ウィーンは華麗なるハプスブルクの都であったところでもあるが、同時にデモの街でもある。19世紀の華やかな建築が並ぶリンク通り沿いは、春から秋にかけて、しばしばデモ行進の場所となる。多い時には1日に3つくらいあることも。そして、路面電車が迂回するので、デモがあるとすぐにわかる。

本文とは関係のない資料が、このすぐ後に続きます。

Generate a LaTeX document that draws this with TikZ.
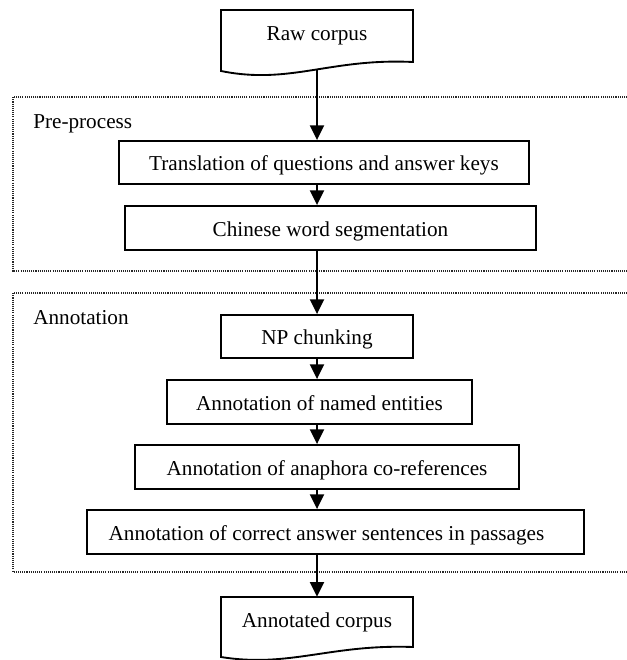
\documentclass[tikz,border=0pt]{standalone}
\usepackage{fontspec}
\setmainfont{Liberation Serif}
\usetikzlibrary{arrows.meta}
\begin{document}
\begin{tikzpicture}[x=0.75pt,y=-0.75pt,
  every node/.style={font=\fontsize{15.9pt}{19pt}\selectfont, inner sep=0pt},
  stepbox/.style={draw, line width=1.4pt, text height=12.4pt, text depth=0pt},
  docbox/.style={text height=12pt, text depth=10.5pt},
  docline/.style={line width=1.4pt, line join=miter},
  flow/.style={line width=1.4pt, -{Triangle[length=11pt,width=10.5pt]}},
  stage/.style={line width=0.8pt, dash pattern=on 0.8pt off 0.8pt, black!85},
  stagelabel/.style={anchor=base west}]
\useasboundingbox (0,0) rectangle (627,660);

% stage frames (open on the right, cut by the page edge)
\draw[stage] (640,97) -- (13,97) -- (13,271) -- (640,271);
\draw[stage] (640,293) -- (13,293) -- (13,572) -- (640,572);
\node[stagelabel] (prelabel) at (33,128) {Pre-process};
\node[stagelabel] (annlabel) at (33,324) {Annotation};

% document shapes
\node[docbox, minimum width=144pt, minimum height=45pt] (raw) at (317,40) {Raw corpus};
\draw[docline] (413,62) .. controls (330,58) and (290,85) .. (221,71) -- (221,10) -- (413,10) -- cycle;
\node[docbox, minimum width=144pt, minimum height=43.5pt] (out) at (317,626) {Annotated corpus};
\draw[docline] (413,647) .. controls (330,644) and (290,668) .. (221,657) -- (221,597) -- (413,597) -- cycle;

% process boxes
\node[stepbox, minimum width=307.5pt, minimum height=32.25pt] (trans) at (324,162.5) {Translation of questions and answer keys};
\node[stepbox, minimum width=308.25pt, minimum height=33pt] (seg) at (330.5,228) {Chinese word segmentation};
\node[stepbox, minimum width=144pt, minimum height=32.25pt] (np) at (317,336.5) {NP chunking};
\node[stepbox, minimum width=228.75pt, minimum height=33pt] (ne) at (319.5,402) {Annotation of named entities};
\node[stepbox, minimum width=288pt, minimum height=33pt] (ana) at (327,467) {Annotation of anaphora co-references};
\node[stepbox, minimum width=372.75pt, minimum height=33pt] (ans) at (335.5,532) {\hspace*{-13.5pt}Annotation of correct answer sentences in passages};

% connectors
\draw[flow] (raw.south) -- (trans.north -| raw.south);
\draw[flow] (trans.south -| raw.south) -- (seg.north -| raw.south);
\draw[flow] (seg.south -| raw.south) -- (np.north);
\draw[flow] (np.south) -- (ne.north -| np.south);
\draw[flow] (ne.south -| np.south) -- (ana.north -| np.south);
\draw[flow] (ana.south -| np.south) -- (ans.north -| np.south);
\draw[flow] (ans.south -| np.south) -- (out.north);
\end{tikzpicture}
\end{document}
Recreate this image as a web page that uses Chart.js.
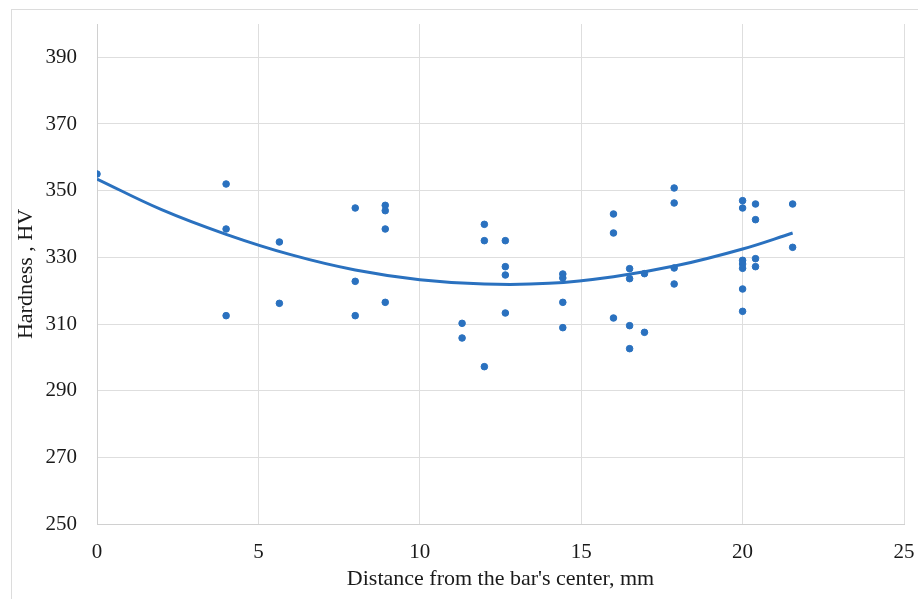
<!DOCTYPE html>
<html lang="en">
<head>
    <meta charset="UTF-8">
    <title>Hardness vs distance</title>
    <script src="https://cdn.jsdelivr.net/npm/chart.js"></script>
    <style>
        body {
            margin: 0;
            background: #fff;
        }
        .frame {
            position: absolute;
            left: 11px;
            top: 9px;
            width: 920px;
            height: 600px;
            border: 1px solid #dcdcdc;
            box-sizing: border-box;
        }
        .wrap {
            position: relative;
            width: 918px;
            height: 599px;
        }
    </style>
</head>
<body>
    <div class="frame"></div>
    <div class="wrap"><canvas id="hardnessChart"></canvas></div>

    <script>
        // measured points (distance in mm, hardness in HV)
        const distances = [
            0,
            4, 4, 4,
            5.65, 5.65,
            8, 8, 8,
            8.93, 8.93, 8.93, 8.93,
            11.31, 11.31,
            12, 12, 12,
            12.65, 12.65, 12.65, 12.65,
            14.43, 14.43, 14.43, 14.43,
            16, 16, 16,
            16.5, 16.5, 16.5, 16.5,
            16.96, 16.96,
            17.88, 17.88, 17.88, 17.88,
            20, 20, 20, 20, 20, 20, 20,
            20.4, 20.4, 20.4, 20.4,
            21.55, 21.55
        ];
        const hardness = [
            355,
            352, 338.5, 312.5,
            334.6, 316.2,
            344.8, 322.8, 312.5,
            345.6, 344, 338.5, 316.5,
            310.2, 305.8,
            339.9, 335, 297.2,
            335, 327.2, 324.7, 313.3,
            325, 323.8, 316.5, 308.9,
            343, 337.3, 311.8,
            326.6, 323.6, 309.5, 302.6,
            325.1, 307.5,
            350.8, 346.3, 326.8, 322,
            347, 344.8, 329.1, 328, 326.7, 320.5, 313.8,
            346, 341.3, 329.6, 327.2,
            346, 333
        ];

        // trend curve
        const trendX = [0, 2, 4, 6, 8, 10, 12, 14, 16, 18, 20, 21.55];
        const trendY = [353.5, 344.3, 336.9, 330.8, 326.2, 323.3, 322.0, 322.2, 324.2, 327.6, 332.5, 337.3];

        const yTicks = [250, 270, 290, 310, 330, 350, 370, 390];

        const blue = '#2a71bf';
        const fontFamily = "'Liberation Serif', 'Times New Roman', serif";

        const points = distances.map((d, i) => ({ x: d, y: hardness[i] }));
        const trend = trendX.map((d, i) => ({ x: d, y: trendY[i] }));

        new Chart(document.getElementById('hardnessChart'), {
            type: 'scatter',
            data: {
                datasets: [
                    {
                        data: points,
                        backgroundColor: blue,
                        borderColor: blue,
                        pointRadius: 3.3,
                        pointHoverRadius: 3.3,
                        order: 1
                    },
                    {
                        data: trend,
                        type: 'line',
                        showLine: true,
                        borderColor: blue,
                        borderWidth: 3,
                        pointRadius: 0,
                        tension: 0.4,
                        fill: false,
                        order: 2
                    }
                ]
            },
            options: {
                responsive: true,
                maintainAspectRatio: false,
                animation: false,
                layout: {
                    padding: { left: 10, right: 14, top: 24, bottom: 0 }
                },
                plugins: {
                    legend: { display: false },
                    tooltip: { enabled: false }
                },
                scales: {
                    x: {
                        type: 'linear',
                        min: 0,
                        max: 25,
                        ticks: {
                            stepSize: 5,
                            padding: 16,
                            color: '#1a1a1a',
                            font: { family: fontFamily, size: 21 }
                        },
                        grid: { color: '#dedede', drawTicks: false },
                        border: { color: '#d0d0d0' },
                        title: {
                            display: true,
                            text: "Distance from the bar's center, mm",
                            color: '#1a1a1a',
                            font: { family: fontFamily, size: 22 },
                            padding: { top: 0, bottom: 7 }
                        },
                        afterFit: scale => {
                            scale.height = 75;
                            scale.paddingLeft = 0;
                            scale.paddingRight = 0;
                        }
                    },
                    y: {
                        type: 'linear',
                        min: 250,
                        max: 400,
                        afterBuildTicks: scale => {
                            scale.ticks = yTicks.map(v => ({ value: v }));
                        },
                        ticks: {
                            padding: 20,
                            color: '#1a1a1a',
                            font: { family: fontFamily, size: 21 }
                        },
                        grid: { color: '#dedede', drawTicks: false },
                        border: { color: '#d0d0d0' },
                        title: {
                            display: true,
                            text: 'Hardness , HV',
                            color: '#1a1a1a',
                            font: { family: fontFamily, size: 22 },
                            padding: { top: 3, bottom: 0 }
                        },
                        afterFit: scale => {
                            scale.width = 87;
                            scale.paddingTop = 0;
                            scale.paddingBottom = 0;
                        }
                    }
                }
            }
        });
    </script>
</body>
</html>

ウィーン大学を発端に、大規模な学生のサボタージュ(ストライキ)が始まってから今日で9日目になった。ウィーン大学のAudimaxなどを学生が占拠している状況が今も続いている(写真)。サボタージュはオーストリア全土に拡がっていて、ドイツに飛び火するのも時間の問題ではないかとすら見られているようだ(ドイツの側の学生団体のページ)。水曜日には、1万人(警察発表の数字らしい:ソース)とも5万人(学生側発表の数字らしい:ソース)とも言われる学生が、リンク通りや、官庁が並ぶウィーン中心部のミノリーテン広場をデモ行進。スローガンは「Uni Brennt!」つまり「大学は燃える!」だ。
この動き、Studentenproteste 2.0とまで名付けられることに象徴されるように、TwitterやFacebookといったインターネット上のツールを使って瞬く間に広まった。活動そのものも http://unsereuni.at/ というウェブサイトで情報がやりとりされ、さらにFlickerで写真が随時アップロードされ、動画のストリーミングまでされているというもの。Facebookでは2万人を超える学生がこの運動の「ファン」として登録している。
学生の要求はというと、基本的には「教育環境の改善を」というもので、「銀行と大企業ではなく教育にカネを回せ!」といったもの。学生一人あたりの教員が少ないことや、講義室が学生であふれてしまうことなどが背景にあるようだ。また、近年ではドイツなど隣国からも大勢の学生がやってくるようになった。ウィーンの日刊高級紙DerStandard(30日付け)によると、オーストリア国内の学生数(「大学」の学生であり、高等専門学校は含まれていないので、日本の学生数と単純に比較しないように)は昨年の24万人から今年は一気に30万人に増えてしまう見積もりがあるらしい。
大学の方もこれらの動きを容認しているどころか、学生を焚きつけているような節もあって、工科大学のホームページではニュースとリンクがご丁寧に用意されている(そのページ)。近頃は大学も資金が苦しくなっているので、ウィーン大学の学長などは学生の動きにかなり理解をしめしているようだ。
政府の方も手をこまねいていて、ファイマン首相(SPOe)が自ら事態の収拾に当るようなことになってきた。教育大臣Hahn (VOeP)はというと、EU委員への登用により辞めることが決まっていて、本気で解決するのか怪しいもよう。とりあえず今これを書いている時点で、事態収拾の方向はまったく見えていないようだ。
DerStandardにも写真がたくさん掲載されている。興味ある方はご覧あれ。